I visited some 25 years ago. It was like another world. Karachi airport hot, sweaty, chaotic, people everywhere. Two days travelling out to NWFP. DIK airport: soldiers checking with mirrors under vehicles, looking for bombs. Driving across flooded rivers. People everywhere. Riding in tanga. Silent servants. Feeling awkwardly underdressed in shalwar kamiz. Darrah gun market, Peshawar, Khyber Pass. Buses and lorries that fallen thousands of feet. So-called mujahedin and a drug baron/MP's palace. Crossing Attock bridge ("unsafe bridge" notices), Punjab seemed a different country. Islamabad, "load-shedding", buy candles and your own padlock for hotel room doors. Woken by loud and grating azaan right outside our room. Taken to British Embassy as my White skin would ensure preferential treatment: cringeing as we went straight to the front of a room full of people *clutching their British passports* Dinner at a hotel: a servant girl of 12 or 13 standing against a wall as her employers ate. They called the waiter to give her the leftovers.

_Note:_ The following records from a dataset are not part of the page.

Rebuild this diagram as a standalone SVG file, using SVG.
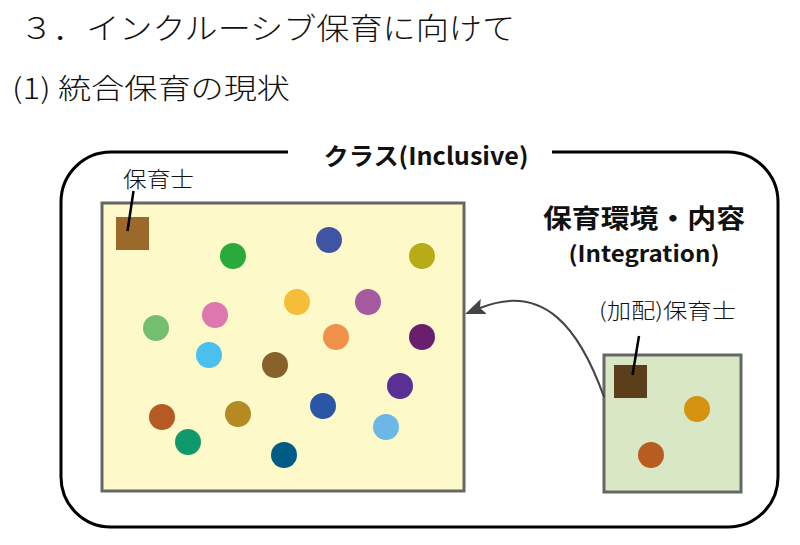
<svg xmlns="http://www.w3.org/2000/svg" width="800" height="545" viewBox="0 0 800 545">
<defs>
<style>
.t{font-family:"Noto Sans CJK JP","Noto Sans",sans-serif;fill:#111;font-weight:300}
.b{font-weight:bold}
.box{stroke:#666;stroke-width:3}
.tick{stroke:#000;stroke-width:2.5}
</style>
<marker id="ah" markerWidth="20" markerHeight="16" refX="4" refY="8" orient="auto" markerUnits="userSpaceOnUse" viewBox="0 0 20 16">
<path d="M0,0 L20,8 L0,16 L4,8 Z" fill="#444"/>
</marker>
</defs>
<rect width="800" height="545" fill="#fff"/>
<text class="t" x="20" y="39" font-size="30" textLength="495" lengthAdjust="spacingAndGlyphs">３．インクルーシブ保育に向けて</text>
<text class="t" x="12" y="99" font-size="28" textLength="278" lengthAdjust="spacingAndGlyphs">(1) 統合保育の現状</text>

<g id="class-frame">
<path d="M288,152 H111 A50,50 0 0 0 61,202 V477 A50,50 0 0 0 111,527 H728 A50,50 0 0 0 778,477 V202 A50,50 0 0 0 728,152 H552" fill="none" stroke="#000" stroke-width="3"/>
<text class="t b" x="426" y="165" font-size="24" text-anchor="middle" textLength="205" lengthAdjust="spacingAndGlyphs">クラス(Inclusive)</text>
</g>

<g id="class-room">
<rect class="box" x="102" y="203" width="362" height="288" fill="#FEF9C8"/>
<g id="teacher">
<rect x="116" y="217" width="33" height="33" fill="#9B6A2A"/>
<line class="tick" x1="133.5" y1="191" x2="127.5" y2="231"/>
<text class="t" x="123" y="187" font-size="22" textLength="71" lengthAdjust="spacingAndGlyphs" fill="#333">保育士</text>
</g>
<g id="children">
<circle cx="233" cy="256" r="13" fill="#2AAA3A"/>
<circle cx="329" cy="240" r="13" fill="#3F54A3"/>
<circle cx="422" cy="256" r="13" fill="#B7AB18"/>
<circle cx="297" cy="302" r="13" fill="#F5BE38"/>
<circle cx="368" cy="302" r="13" fill="#A55AA0"/>
<circle cx="215" cy="315" r="13" fill="#DD77AD"/>
<circle cx="156" cy="328" r="13" fill="#74BE6F"/>
<circle cx="336" cy="337" r="13" fill="#F0914A"/>
<circle cx="422" cy="337" r="13" fill="#6A1F6E"/>
<circle cx="209" cy="355" r="13" fill="#4BC0EF"/>
<circle cx="275" cy="365" r="13" fill="#87602A"/>
<circle cx="400" cy="386" r="13" fill="#5A3092"/>
<circle cx="323" cy="406" r="13" fill="#2A56A5"/>
<circle cx="162" cy="417" r="13" fill="#B55A25"/>
<circle cx="238" cy="414" r="13" fill="#B58A22"/>
<circle cx="386" cy="427" r="13" fill="#6CB7E6"/>
<circle cx="188" cy="442" r="13" fill="#109A6C"/>
<circle cx="284" cy="455" r="13" fill="#005A86"/>
</g>
</g>

<g id="integration">
<text class="t b" x="644" y="228" font-size="26" text-anchor="middle" textLength="202" lengthAdjust="spacingAndGlyphs">保育環境・内容</text>
<text class="t b" x="644" y="262" font-size="22" text-anchor="middle" textLength="151" lengthAdjust="spacingAndGlyphs">(Integration)</text>
<rect class="box" x="604" y="355" width="137" height="137" fill="#D8E8C4"/>
<g id="extra-teacher">
<rect x="614" y="365" width="33" height="33" fill="#5A3F1A"/>
<line class="tick" x1="639" y1="336" x2="632.5" y2="375"/>
<text class="t" x="599" y="318" font-size="21" textLength="137" lengthAdjust="spacingAndGlyphs" fill="#333">(加配)保育士</text>
</g>
<circle cx="697" cy="409" r="13" fill="#D49412"/>
<circle cx="651" cy="455" r="13" fill="#B85C22"/>
</g>

<g id="connectors">
<path d="M604,397 C580,330 545,282 480,308" fill="none" stroke="#444" stroke-width="2" marker-end="url(#ah)"/>
</g>
</svg>
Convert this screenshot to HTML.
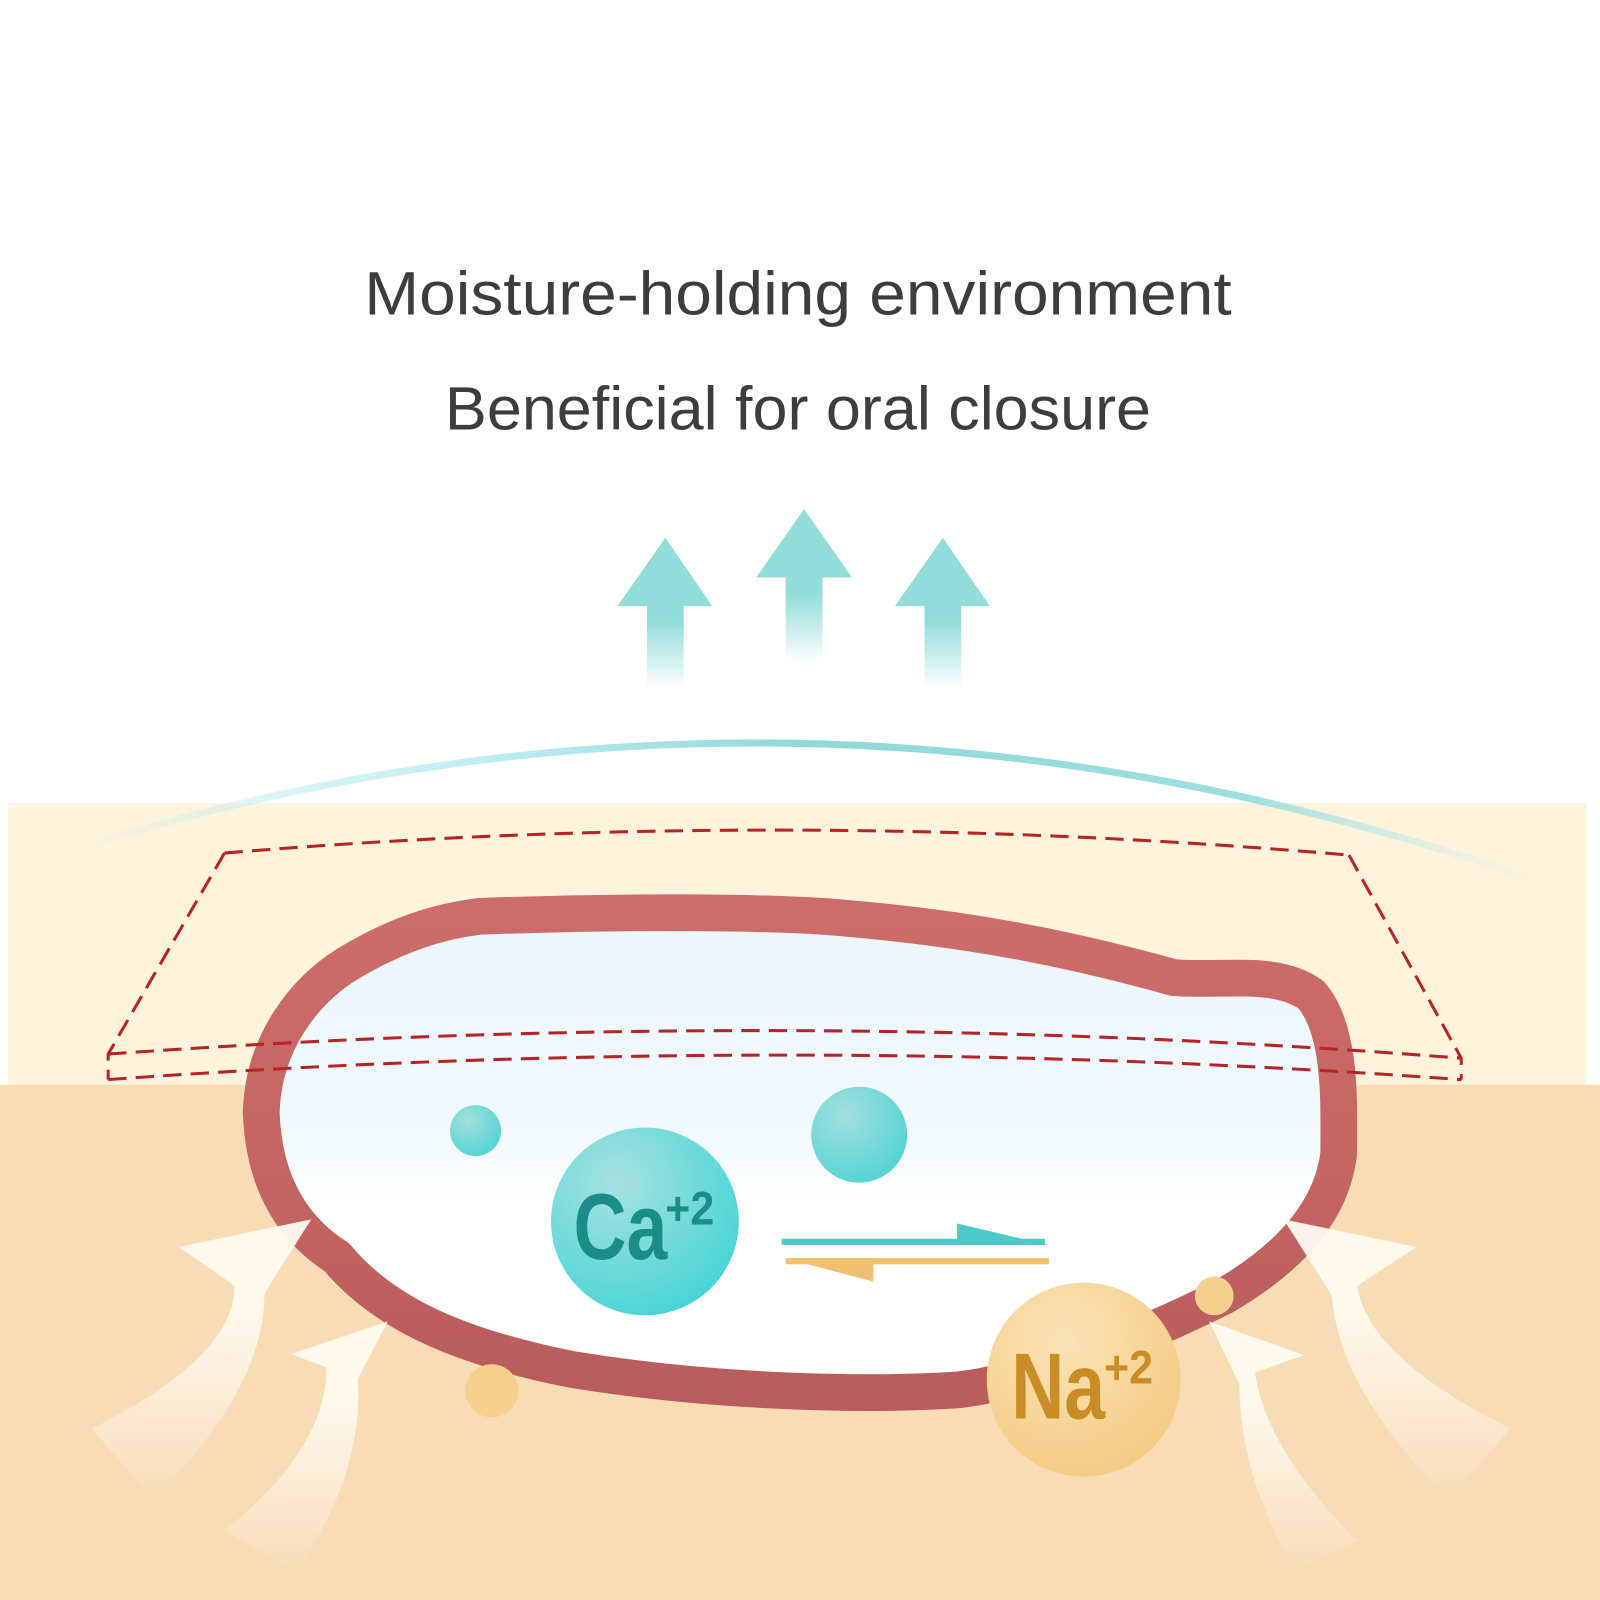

She still stood as she ate. The mist disgusting thing I seen in my life. Trip to Murree: food poisoning. Lahore: beautiful city. Sikh temples. Beautiful azaan: he really calling you to pray: reading along with the muezzin: "as salaatu kheirun min an nawm" and falling back asleep. Multan: plane hit the runway so hard the overhead lockers all burst open. People everywhere. "Dust and beggars". A vandalised Hindu temple. I don't mean to sound negative: it was challenging rather than bad. I was very aware of our privilege. I was struck by the fact that life continued with basically no input from the government. People doing their best. On our return, I had a minor reverse culture shock: it seemed so weird that all the cars at the lights simply lined up one behind another, and even left spaces. And I was sick again for a week (stopped the malaria tablets too soon).

Foofa

I've never visited Pakistan. But I do know that when my NGO worker relative goes there for on assignment she can't use her normal Israeli passport and so has to keep her secondary one valid. Which sort of says to me I wouldn't be entirely welcome in Pakistan. However, I know several people from Pakistan and they're lovely.

Anonymous

Have never visited it but from what have heard I would not want to visit any country like that far too poor for me.

Anonymous

Everybody was polite. They sucked my dick when I told them too. It was wonderful!